By Robert Scucci
| Published
If human clones could be 3D printed, I’d finally be able to start a band with carbon copies of myself who probably wouldn’t have any creative differences. Actually, I’m joking, because I would absolutely find a way to disagree with myself once the boredom sets in as a result of having so many agreeable versions of myself floating around my orbit.
This isn’t exactly how things work in Mickey 17 (2025), but it’s close enough to make the premise immediately unsettling. Here, we have a guy who signs up for increasingly dangerous missions on a mysterious ice planet that will always result in his death, followed by a new duplicate body being printed and his backed-up memories restored so he can do it all over again in perpetuity.

Mickey 17 may sound like a dystopian nightmare, and it is, but it’s also one of the best dark comedies to come out this year thanks to Robert Pattinson’s commitment to being thrown around like a rag doll and dumped down a flaming garbage chute whenever his body finally quits on him.
It’s a story about the dangers of colonization, as well as what happens when you’re reduced to a renewable resource, stripped of your humanity, and treated as disposable. When you have a new body primed and ready to go while a previous iteration of yourself is still alive, though, you quickly learn that being alone with your clone isn’t necessarily as fun as you might imagine.

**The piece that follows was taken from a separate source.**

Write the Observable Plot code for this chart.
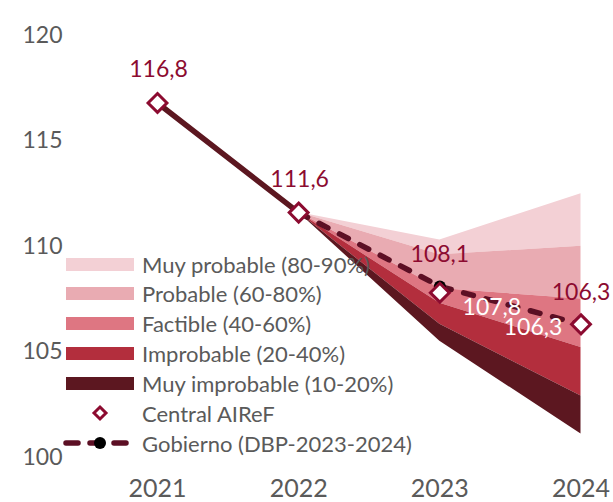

Mickey Barnes, Mickey 17, Mickey 18 … Same But Different
Mickey 17 centers on Mickey Barnes, the best kind of slacker, whose brilliant plan to avoid a loan shark in the not-so-distant future involves volunteering to help colonize an ice planet known as Niflheim. In order to do this, he agrees to become “expendable,” meaning his physical body will be killed countless times, only for a new one to be created with his consciousness uploaded into it. Mickey is, for lack of a better phrase, shoved through the meat grinder again and again as the body count steadily stacks up.

When Mickey’s 17th iteration is left for dead by his friend, Timo (Steven Yeun), Mickey 18 is printed off by the powers-that-be, namely incompetent and corrupt politician Kenneth Marshall (Mark Ruffalo) and his conniving, controlling wife, Ylfa (Toni Collette). Here’s the problem: Mickey 18 is wildly aggressive and has no idea that Mickey 17 was saved by the very creatures, known as creepers, that he was originally sent to capture for study on Niflheim. Naturally, the two clones despise each other, but things get even messier when they both become romantically entangled with Nasha (Naomi Ackie), who was already involved with Mickey 17.
After the expected sexual experimentation you’d anticipate from this kind of setup, another complication arises in the form of Marshall’s vow to eliminate any clone duplicate, which he refers to as multiples. While it’s reasonable to assume that having your consciousness bounced from body to body would be deeply disorienting, Mickey 17 proposes a workaround. He suggests that he and his successor be allowed to live and rotate duties for the sake of efficiency. After all, they’re trying to colonize a planet full of strange creatures, and all this futuristic tech has to be expensive.

Knowing firsthand that the creepers aren’t hostile monsters but compassionate and resourceful beings, Mickey formulates a plan that threatens to upend the entire system. This sparks tension between himself, his clone, Nasha, Marshall, and Ylfa, while putting the colonization effort itself at risk.
Delightfully Deadpan
As Robert Pattinson continues to take on increasingly unhinged roles, Mickey 17 feels like the perfect logical next step to make in his career. His ability to remain completely deadpan during situations that can only be described as preposterous is one of the reasons he thrives here. As social order collapses in the year 2050, you can practically hear him smirk when various iterations of Mickey mutter “screw it” and willingly place themselves in compromising situations, seemingly for the love of the game. Having endured the excruciating expendable system for so long, he has very little left to lose, so long as new bodies keep rolling off the printer.

At the same time, his expendability creates problems that threaten to shut the cloning initiative down entirely, at least until those in charge realize there are even more ways to exploit their subjects. The social commentary in Mickey 17 is blatant, but it never feels patronizing, preachy, or over-explainy. You’re allowed to exist in this world, observe the power structures at play, and watch the consequences unfold without having the themes hammered into your skull.

The real joy of Mickey 17 comes from watching multiple Robert Pattinsons interact with this bleak, bureaucratic nightmare, all of them exhausted, bored, and deeply over it. The result is a steady stream of gallows humor soaked in absurdity. A sharp exercise in exploitation and exploration, Mickey 17 fully commits to its satire, and you can stream it right now on Max.